The Press

Inflation doing little to hit price of drugs

- James Halpin

The prices of some of the country’s illegal drugs have remained stable, ostensibly unaffected by the rising inflation that is forcing up food and fuel costs.

Some drugs measured by police, such as methamphet­amine sold by the gram, have actually decreased in price over the past six months.

New drug-price data released by the National Drug Intelligen­ce Bureau compared the prices of seven illegal drugs between November 2021 and this month and showed that most stayed relatively stable.

Prices for illegal drugs are generally higher in the South Island and lowest in Auckland.

Cocaine, cannabis, ephedrine, and GHB/GBL all saw stable prices from the beginning to the end of the period.

Police collect the national average data, which is reliant on informants and police officers reporting back the informatio­n – making the data only as reliable as its sources, giving some drugs a range of prices.

Cocaine, for example, is priced in November 2021 as $400 per gram, while the price for this month is $400-$500 a gram.

Drug Intelligen­ce Bureau manager Inspector Blair Macdonald said most drug pricing was legacy-based, meaning the $20 tinnie of cannabis, $400 bag of cocaine, or $40 cap of MDMA would always remain a similar price.

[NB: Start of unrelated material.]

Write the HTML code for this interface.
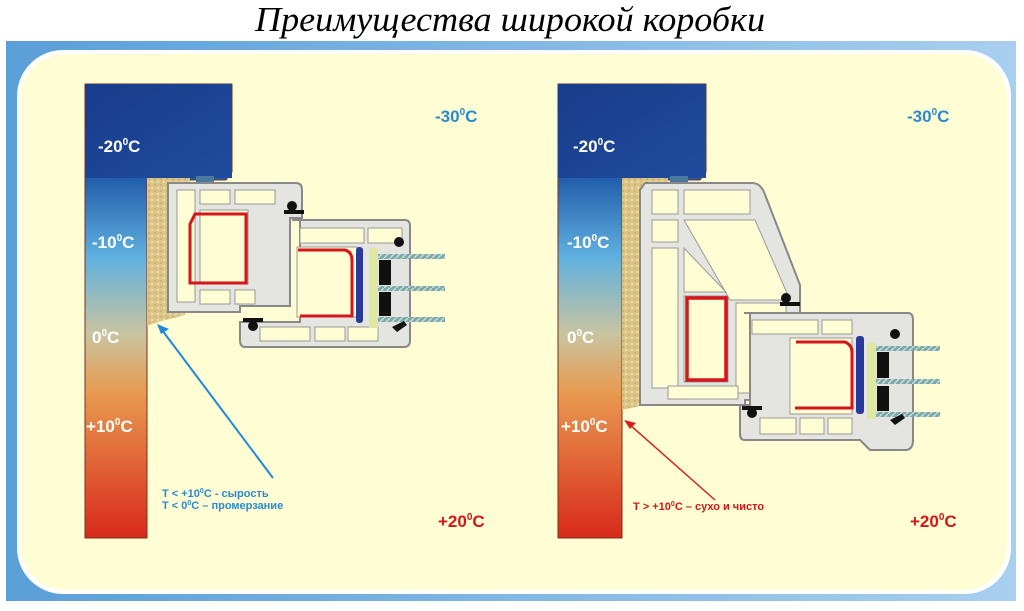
<!DOCTYPE html>
<html><head><meta charset="utf-8"><style>
html,body{margin:0;padding:0;background:#fff;width:1024px;height:611px;overflow:hidden}
svg{display:block}
.t{font-family:"Liberation Sans",sans-serif;font-weight:bold}
</style></head><body>
<svg width="1024" height="611" viewBox="0 0 1024 611" xmlns="http://www.w3.org/2000/svg">
<defs>
<linearGradient id="wall" x1="0" y1="0" x2="0" y2="1">
<stop offset="0" stop-color="#1a3a8a"/>
<stop offset="0.2" stop-color="#1f5aa8"/>
<stop offset="0.38" stop-color="#5fb0e0"/>
<stop offset="0.55" stop-color="#c8c4a0"/>
<stop offset="0.68" stop-color="#e89a50"/>
<stop offset="1" stop-color="#d82a1a"/>
</linearGradient>
<linearGradient id="top" x1="0" y1="0" x2="1" y2="1">
<stop offset="0" stop-color="#1a3c8c"/><stop offset="1" stop-color="#1e4c9c"/>
</linearGradient>
<linearGradient id="bg" x1="0" y1="0" x2="1" y2="0">
<stop offset="0" stop-color="#5a9fd8"/><stop offset="1" stop-color="#a8cfee"/>
</linearGradient>
<pattern id="foam" width="6" height="6" patternUnits="userSpaceOnUse">
<rect width="6" height="6" fill="#dcc488"/><circle cx="2" cy="2" r="1.2" fill="#ecdcaa"/><circle cx="5" cy="5" r="0.9" fill="#c4a860"/>
</pattern>
<pattern id="glass" width="6" height="6" patternUnits="userSpaceOnUse">
<rect width="6" height="6" fill="#7fa8a8"/><path d="M0 6L6 0" stroke="#c8e0e0" stroke-width="1.5"/>
</pattern>
</defs>
<text x="255" y="31" textLength="510" lengthAdjust="spacingAndGlyphs" font-family="Liberation Serif,serif" font-style="italic" font-size="35" fill="#000">Преимущества широкой коробки</text>
<rect x="6" y="41" width="1010" height="560" fill="url(#bg)"/>
<rect x="17" y="50" width="994" height="544" rx="46" fill="#fff"/>
<rect x="21" y="54" width="986" height="536" rx="44" fill="#fffdd4"/>

<!-- LEFT -->
<g>
<path d="M85 84H232V172L226 180H147V538H85Z" fill="url(#wall)" stroke="#7a3020" stroke-width="1"/>
<rect x="85" y="84" width="147" height="94" fill="url(#top)"/>
<path d="M147 178H190L185 315L158 322L147 326Z" fill="url(#foam)"/>
<rect x="196" y="176" width="18" height="8" fill="#4a7aa0"/>
<path d="M168 183H296Q302 183 302 190V218H290V306H240V312H168Z" fill="#e4e4e0" stroke="#888" stroke-width="2"/>
<rect x="177" y="190" width="18" height="112" fill="#fffdd4" stroke="#999"/>
<rect x="200" y="190" width="30" height="14" fill="#fffdd4" stroke="#999"/>
<rect x="235" y="190" width="40" height="14" fill="#fffdd4" stroke="#999"/>
<rect x="200" y="290" width="30" height="14" fill="#fffdd4" stroke="#999"/>
<rect x="235" y="290" width="20" height="14" fill="#fffdd4" stroke="#999"/>
<rect x="200" y="210" width="48" height="74" fill="#fffdd4" stroke="#999"/>
<path d="M190 224L195 214H246V283H190Z" fill="none" stroke="#d4151a" stroke-width="3"/>
<path d="M292 220H405Q410 220 410 226V340Q410 347 404 347H245Q240 347 240 340V322H300V220Z" fill="#e4e4e0" stroke="#888" stroke-width="2"/>
<rect x="300" y="228" width="64" height="15" fill="#fffdd4" stroke="#999"/>
<rect x="368" y="228" width="34" height="15" fill="#fffdd4" stroke="#999"/>
<rect x="297" y="247" width="60" height="70" fill="#fffdd4" stroke="#999"/>
<path d="M298 250H345Q352 252 352 260V316H300" fill="none" stroke="#d4151a" stroke-width="3"/>
<rect x="260" y="327" width="50" height="14" fill="#fffdd4" stroke="#999"/>
<rect x="315" y="327" width="30" height="14" fill="#fffdd4" stroke="#999"/>
<rect x="348" y="327" width="30" height="14" fill="#fffdd4" stroke="#999"/>
<rect x="356" y="247" width="7" height="76" rx="3" fill="#2a3a9a"/>
<rect x="369" y="248" width="9" height="80" fill="#dfe8a0"/>
<rect x="378" y="254" width="67" height="5" fill="url(#glass)"/>
<rect x="378" y="286" width="67" height="5" fill="url(#glass)"/>
<rect x="378" y="317" width="67" height="5" fill="url(#glass)"/>
<rect x="379" y="260" width="12" height="25" fill="#111"/>
<rect x="379" y="292" width="12" height="24" fill="#111"/>
<g fill="#111"><circle cx="292" cy="206" r="5"/><rect x="284" y="210" width="20" height="4"/><circle cx="399" cy="242" r="5"/><circle cx="253" cy="326" r="5"/><rect x="243" y="318" width="20" height="4"/><path d="M392 327l12-6 3 4-10 7z"/></g>
<line x1="273" y1="478" x2="162" y2="330" stroke="#1f88d8" stroke-width="2"/>
<path d="M157 324l12 5-8 5z" fill="#1f88d8"/>
<text class="t" x="162" y="497" font-size="11" fill="#2a8ad0">T &lt; +10<tspan font-size="7" dy="-4">0</tspan><tspan dy="4">C - сырость</tspan></text>
<text class="t" x="162" y="509" font-size="11" fill="#2a8ad0">T &lt; 0<tspan font-size="7" dy="-4">0</tspan><tspan dy="4">C – промерзание</tspan></text>
<g class="t" fill="#fff" font-size="17">
<text x="98" y="152">-20<tspan font-size="10" dy="-7">0</tspan><tspan dy="7">C</tspan></text>
<text x="92" y="248">-10<tspan font-size="10" dy="-7">0</tspan><tspan dy="7">C</tspan></text>
<text x="92" y="343">0<tspan font-size="10" dy="-7">0</tspan><tspan dy="7">C</tspan></text>
<text x="86" y="432">+10<tspan font-size="10" dy="-7">0</tspan><tspan dy="7">C</tspan></text>
</g>
<text class="t" x="435" y="122" font-size="17" fill="#2a8ad0">-30<tspan font-size="10" dy="-7">0</tspan><tspan dy="7">C</tspan></text>
<text class="t" x="438" y="527" font-size="17" fill="#d4151a">+20<tspan font-size="10" dy="-7">0</tspan><tspan dy="7">C</tspan></text>
</g>

<!-- RIGHT -->
<g>
<path d="M558 84H706V172L700 180H622V538H558Z" fill="url(#wall)" stroke="#7a3020" stroke-width="1"/>
<rect x="558" y="84" width="148" height="94" fill="url(#top)"/>
<path d="M622 178H668L660 402L640 406L622 410Z" fill="url(#foam)"/>
<rect x="670" y="176" width="18" height="8" fill="#4a7aa0"/>
<path d="M645 183H752Q760 183 764 192L800 285V313H790V400H745V405H640V190Z" fill="#e4e4e0" stroke="#888" stroke-width="2"/>
<rect x="652" y="190" width="26" height="24" fill="#fffdd4" stroke="#999"/>
<rect x="684" y="190" width="66" height="24" fill="#fffdd4" stroke="#999"/>
<rect x="652" y="220" width="26" height="22" fill="#fffdd4" stroke="#999"/>
<path d="M684 220H755L790 300H730Z" fill="#fffdd4" stroke="#999"/>
<rect x="652" y="248" width="26" height="140" fill="#fffdd4" stroke="#999"/>
<path d="M684 248V292H726L684 248Z" fill="#fffdd4" stroke="#999"/>
<rect x="684" y="296" width="44" height="86" fill="#fffdd4" stroke="#999"/>
<rect x="736" y="303" width="50" height="90" fill="#fffdd4" stroke="#999"/>
<rect x="668" y="386" width="70" height="13" fill="#fffdd4" stroke="#999"/>
<rect x="687" y="298" width="39" height="82" fill="none" stroke="#d4151a" stroke-width="3.5"/>
<path d="M744 313H908Q913 313 913 320V440Q913 450 905 450H870L860 440H745Q740 440 740 434V405H750V313Z" fill="#e4e4e0" stroke="#888" stroke-width="2"/>
<rect x="752" y="320" width="66" height="14" fill="#fffdd4" stroke="#999"/>
<rect x="822" y="320" width="30" height="14" fill="#fffdd4" stroke="#999"/>
<rect x="790" y="338" width="62" height="76" fill="#fffdd4" stroke="#999"/>
<path d="M796 342H845Q852 345 852 352V408H795" fill="none" stroke="#d4151a" stroke-width="3"/>
<rect x="760" y="418" width="36" height="16" fill="#fffdd4" stroke="#999"/>
<rect x="800" y="418" width="24" height="16" fill="#fffdd4" stroke="#999"/>
<rect x="828" y="418" width="24" height="16" fill="#fffdd4" stroke="#999"/>
<rect x="856" y="336" width="8" height="78" rx="3" fill="#2a3a9a"/>
<rect x="867" y="343" width="9" height="76" fill="#dfe8a0"/>
<rect x="876" y="346" width="64" height="5" fill="url(#glass)"/>
<rect x="876" y="379" width="64" height="5" fill="url(#glass)"/>
<rect x="876" y="412" width="64" height="5" fill="url(#glass)"/>
<rect x="877" y="352" width="12" height="26" fill="#111"/>
<rect x="877" y="386" width="12" height="25" fill="#111"/>
<g fill="#111"><circle cx="786" cy="298" r="5"/><rect x="780" y="302" width="20" height="4"/><circle cx="895" cy="334" r="5"/><circle cx="752" cy="413" r="5"/><rect x="742" y="406" width="20" height="4"/><path d="M890 420l12-6 3 4-10 7z"/></g>
<line x1="715" y1="500" x2="630" y2="425" stroke="#d42020" stroke-width="1.5"/>
<path d="M624 420l12 3-6 6z" fill="#d42020"/>
<text class="t" x="633" y="510" font-size="11" fill="#d4151a">T &gt; +10<tspan font-size="7" dy="-4">0</tspan><tspan dy="4">C – сухо и чисто</tspan></text>
<g class="t" fill="#fff" font-size="17">
<text x="573" y="152">-20<tspan font-size="10" dy="-7">0</tspan><tspan dy="7">C</tspan></text>
<text x="567" y="248">-10<tspan font-size="10" dy="-7">0</tspan><tspan dy="7">C</tspan></text>
<text x="567" y="343">0<tspan font-size="10" dy="-7">0</tspan><tspan dy="7">C</tspan></text>
<text x="561" y="432">+10<tspan font-size="10" dy="-7">0</tspan><tspan dy="7">C</tspan></text>
</g>
<text class="t" x="907" y="122" font-size="17" fill="#2a8ad0">-30<tspan font-size="10" dy="-7">0</tspan><tspan dy="7">C</tspan></text>
<text class="t" x="910" y="527" font-size="17" fill="#d4151a">+20<tspan font-size="10" dy="-7">0</tspan><tspan dy="7">C</tspan></text>
</g>
</svg>
</body></html>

‘‘It doesn’t seem to fluctuate regardless of the cost of an aeroplane ticket from the Netherland­s to New Zealand . . . the margins are so significan­t with these drugs that whether you’re making 800% profit or 700% profit it doesn’t seem to move that bottom line.’’

Macdonald said a lower price or higher overheads would likely not mean the drug would be less pure or less available, but he did think there was price movement at the wholesale level.

Methamphet­amine sold by the gram, an enterprise which has caused billions of dollars of social harm in New Zealand, has seen a 30% drop from $500/g to $350/g in the past seven months.

Other quantities of meth have not changed in price over the period, but a gram, what a user would buy, had the most competitio­n, Macdonald said.

Brendon Warne, founder of the Anti-P Ministry, said he was seeing the price of methamphet­amine even lower, at $200 a gram in Auckland and Northland. However, the dollar bag, a $100 bag of meth, wasn’t changing in price.

This, he said, was making it easier for users to get caught in the cycle of turning to selling the drug to pay for their addiction.